RSS Feed

Bishop Richard's Weekly video Message - Transcript 20.03.2025

Video for March 20th, 2025

Hello everyone and welcome to this week’s video.

I’m just outside Christchurch in New Zealand this week. Below me you can just about make out the many surfers in the water.  Surfing is a bit of a religion in parts of New Zealand. There were surfers in the water until it was almost dark last night and already in the water just as it was getting light at half past six this morning.  I’ve never been surfing myself, but I can see it would be fun.  I have too high a centre of gravity; I suspect I’d just find it frustrating, and it would make me cross with myself as I kept falling off.  For those who love it, it can become a consuming desire. I suspect we all have our own obsessions which whilst not bad in themselves can become so if they lose proportion.
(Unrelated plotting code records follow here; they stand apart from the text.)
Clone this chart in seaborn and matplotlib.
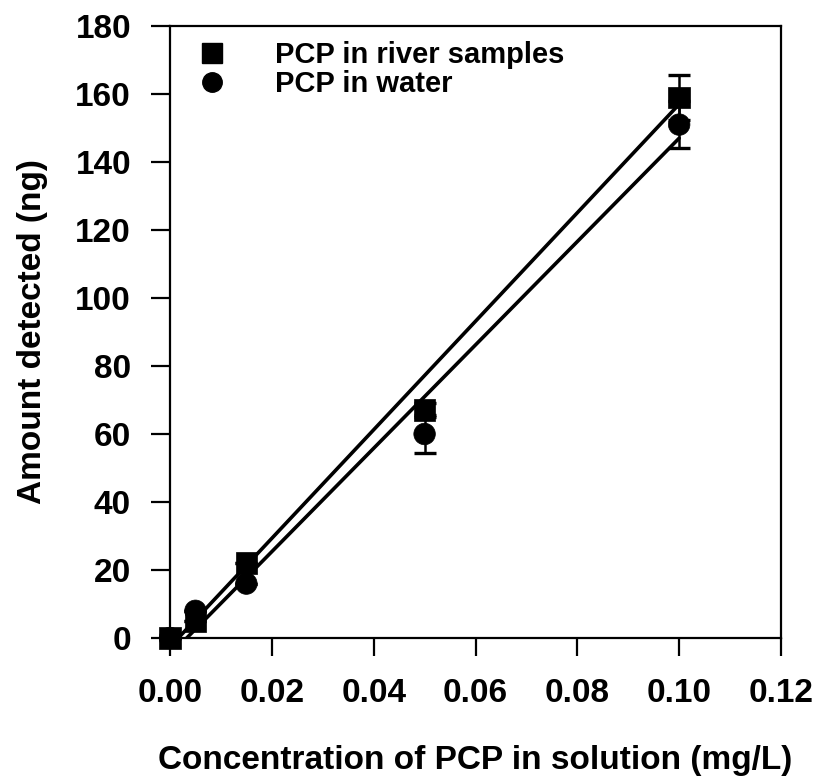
import matplotlib
matplotlib.use("Agg")
import matplotlib.pyplot as plt
from matplotlib.lines import Line2D
import seaborn as sns
import pandas as pd

# Data
conc = [0.0, 0.005, 0.015, 0.05, 0.10]
river = [0.0, 5.0, 22.0, 67.0, 159.0]
water = [0.0, 8.0, 16.0, 60.0, 151.0]
river_err = [0.0, 0.0, 0.0, 2.0, 6.5]
water_err = [0.0, 0.0, 0.0, 5.5, 7.0]

fit_x = [0.0, 0.10]
river_fit = [-2.6, 157.0]
water_fit = [-5.0, 147.0]

labels = ["PCP in river samples", "PCP in water"]
xticks = [0.00, 0.02, 0.04, 0.06, 0.08, 0.10, 0.12]
yticks = [0, 20, 40, 60, 80, 100, 120, 140, 160, 180]

sns.set_theme(style="ticks")
plt.rcParams['font.family'] = ['Liberation Sans', 'DejaVu Sans']
plt.rcParams['font.weight'] = 'bold'
plt.rcParams['text.color'] = 'black'
plt.rcParams['axes.labelcolor'] = 'black'

fig = plt.figure(figsize=(8.19, 7.81), dpi=100)
ax = fig.add_axes([170/819, 1-638/781, (781-170)/819, (638-26)/781])

pts = pd.DataFrame({
    "conc": conc + conc,
    "amount": river + water,
    "series": [labels[0]]*len(conc) + [labels[1]]*len(conc),
})
fits = pd.DataFrame({
    "x": fit_x + fit_x,
    "y": river_fit + water_fit,
    "series": [labels[0]]*2 + [labels[1]]*2,
})

sns.lineplot(data=fits, x="x", y="y", units="series", estimator=None,
             color="black", lw=2.6, ax=ax, legend=False)

ax.errorbar(conc, river, yerr=river_err, fmt="none", ecolor="black",
            elinewidth=1.8, capsize=8, capthick=2.4, clip_on=False, zorder=3)
ax.errorbar(conc, water, yerr=water_err, fmt="none", ecolor="black",
            elinewidth=1.8, capsize=8, capthick=2.4, clip_on=False, zorder=3)

sns.scatterplot(data=pts, x="conc", y="amount", style="series",
                markers={labels[0]: "s", labels[1]: "o"},
                hue="series", palette={labels[0]: "black", labels[1]: "black"},
                s=240, edgecolor="black", linewidth=0.5, ax=ax, legend=False,
                clip_on=False, zorder=4)

ax.set_xlim(0, 0.12)
ax.set_ylim(0, 180)
ax.set_xticks(xticks)
ax.set_xticklabels([f"{v:.2f}" for v in xticks])
ax.set_yticks(yticks)
ax.set_yticklabels([str(v) for v in yticks])

for s in ax.spines.values():
    s.set_linewidth(1.6)
    s.set_color("black")
ax.tick_params(axis="x", direction="out", length=13, width=1.6, pad=16,
               labelsize=24, colors="black")
ax.tick_params(axis="y", direction="out", length=14, width=1.6, pad=14,
               labelsize=24, colors="black")
for t in ax.get_xticklabels() + ax.get_yticklabels():
    t.set_fontweight("bold")

ax.set_xlabel("Concentration of PCP in solution (mg/L)", fontsize=24,
              fontweight="bold", labelpad=26, color="black")
ax.set_ylabel("Amount detected (ng)", fontsize=24, fontweight="bold",
              labelpad=20, color="black")

handles = [
    Line2D([], [], marker="s", color="black", linestyle="none", markersize=14),
    Line2D([], [], marker="o", color="black", linestyle="none", markersize=14),
]
leg = ax.legend(handles, labels, loc="upper left", bbox_to_anchor=(0.026, 0.995),
                frameon=False, fontsize=21, handlelength=1.0, handletextpad=1.65,
                labelspacing=0.05, borderaxespad=0)
for t in leg.get_texts():
    t.set_fontweight("bold")
    t.set_color("black")

fig.savefig("out.png", dpi=100)
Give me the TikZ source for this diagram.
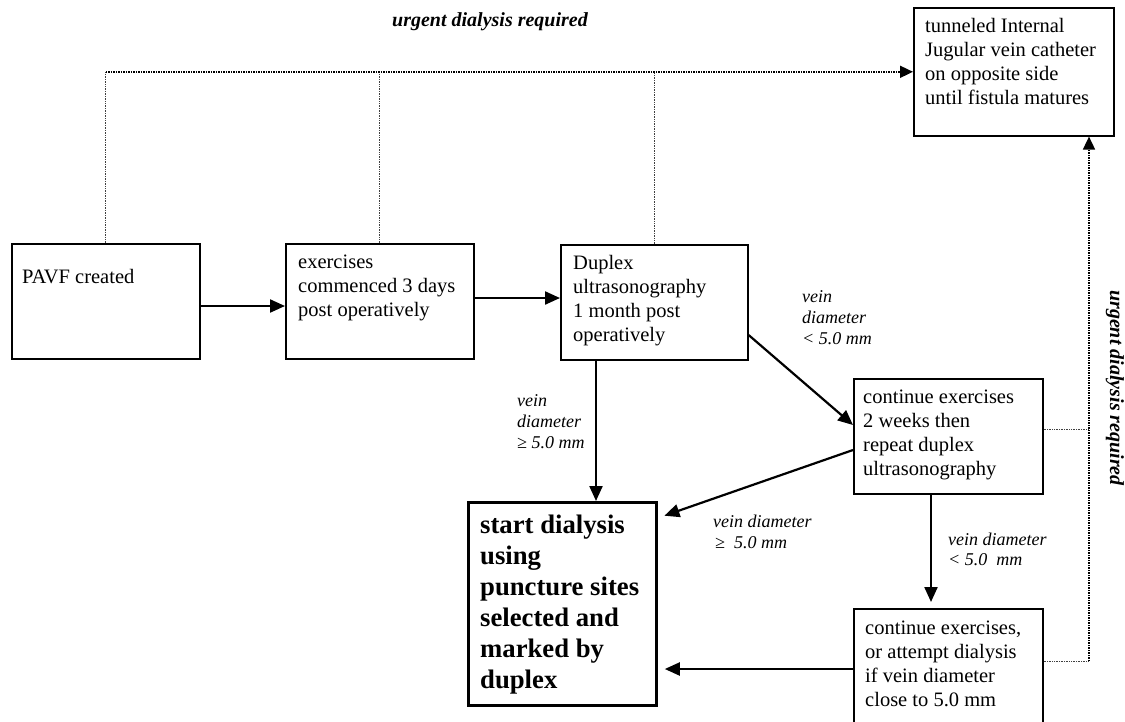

Buddhism identifies desire as the root of suffering, in the sense that frustrated desires lie behind it. The goal of life becomes eliminating desire to achieve enlightenment and peace. The Christian diagnosis is radically different. The problem is not the presence of desire – that is to be a human being; the problem is that it becomes misplaced in fallen human beings like you and me.  As St. Augustine of Hippo said, “Lord, give me chastity, just not yet!”  One of the goals of Lenten abstinence is to foster a re-ordering of affections in ways that draw us away from destructive and misplaced desires focussed on our own ego needs and towards the God who promises to be the source of our deepest satisfaction. Jesus had to endure the same temptations himself.  The first of these in the wilderness was to turn the stones into bread. “You don’t have to live with an ungratified physical desire”, says the devil.  Secure your life by acquisition and everything that makes life comfortable. Jesus’ response was clear and unequivocal, “a person does not live on bread alone, but on every word that comes out of the mouth of God”. Essentially, our desires are not the best guide to what will ultimately make us happy. In the Genesis garden story Eve “saw that the fruit of the tree was good for food and pleasing to the eye, and also desirable for gaining wisdom, she took some and ate it.  She also gave some to her husband, who was with her, and he ate it”.  Lest we repeat the old lie that it was Eve who was the temptress, the key phrase is, ‘who was with her’, he was there all the time.  This is an indictment of humanity.  They were both misled, but in slightly different ways. Giving in to that desire didn’t end particularly well.

There is wisdom in the proverb ‘moderation in all things’, but this is slightly different. Christian wisdom says that growth in holiness is accompanied by allowing our desires to be put in a different order. Jesus said, “seek first the Kingdom and its righteousness, and all these things will be added unto you”. So, how might this work out in the practical day to day? Well, Jesus clearly promised at the end of the Great Commission that I am with you always, to the very end of the age. Approaching the day with the sense that Jesus is with us might cause us to ask the question, “can I do this with Jesus by my side?”  Would the thing I am desiring and sacrificing for increase the amount of love, kindness and peace in the world, or would it simply make my life more comfortable, perhaps requiring a sacrifice to be made by someone else? Would the fulfilment of this desire make Jesus better known? The answer to these questions may of course be neutral, in which case go ahead! There is a difference between self-restraint and asceticism.  I don’t believe spiritual growth is necessarily about heroic sacrifices so beloved of our Celtic and monastic forbears in faith, or massive desire suppression. Its more likely to be the advice from Paul in Romans 12 to offer our bodies as living sacrifices. That requires a degree of self-reflection. These are questions to ask ourselves throughout the day with the prayer that the Holy Spirit will guide us into all truth. I hope by God’s grace my hierarchy of desire is different now to when I became Christian forty-seven years ago. I hope and pray in the latter part of my life they will continue to change to more faithfully reflect the Lord’s agenda. I pray that this Lent we will all be making moves in a similar direction.